The benefits to the environment and Lanai’s history and culture are clear. But Pulama’s goal isn’t only a benevolent one. The company envisions integrating the sites into visitor experiences.
For instance, visitors could help manage the Waiaopai fishpond, eat fish from it and learn about Hawaiian history. Maly envisions the historic pump house, which includes an abandoned caretaker residence, as a potential history center where visitors could help tend restored ancient taro ponds at the furthest recess of the valley that supported about 1,000 Hawaiians before Western contact and the introduction of ungulates disrupted much of the water and life in the valley.
“It’s a really cool place,” he said. “It’s a legacy landscape.

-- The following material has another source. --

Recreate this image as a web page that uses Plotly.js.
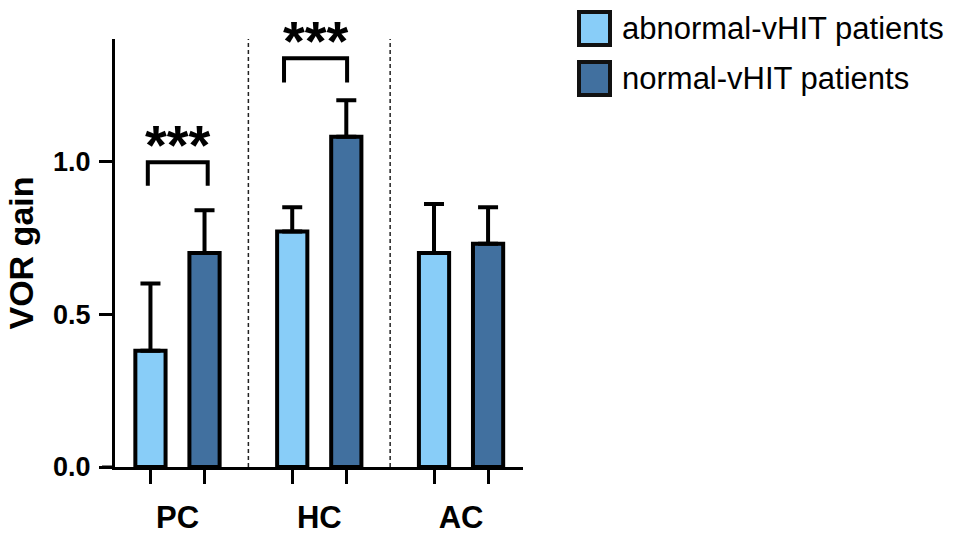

You are stepping back in time.”
In the not-too-distant future, though, hotel employees will resume their resort work, leaving Pulama Lanai to carry on without task force crews.
Some wonder if there will be any lasting benefit.
Matsumoto believes so. He said the temporary assignments are reconnecting residents with their history, culture and neighbors in ways that enhance the fabric of the community, perhaps repairing threads that were lost in the decades after the end of plantation life where workers often relied on each other to get by.
“Hopefully that enriches the community at the end of the day,” he said.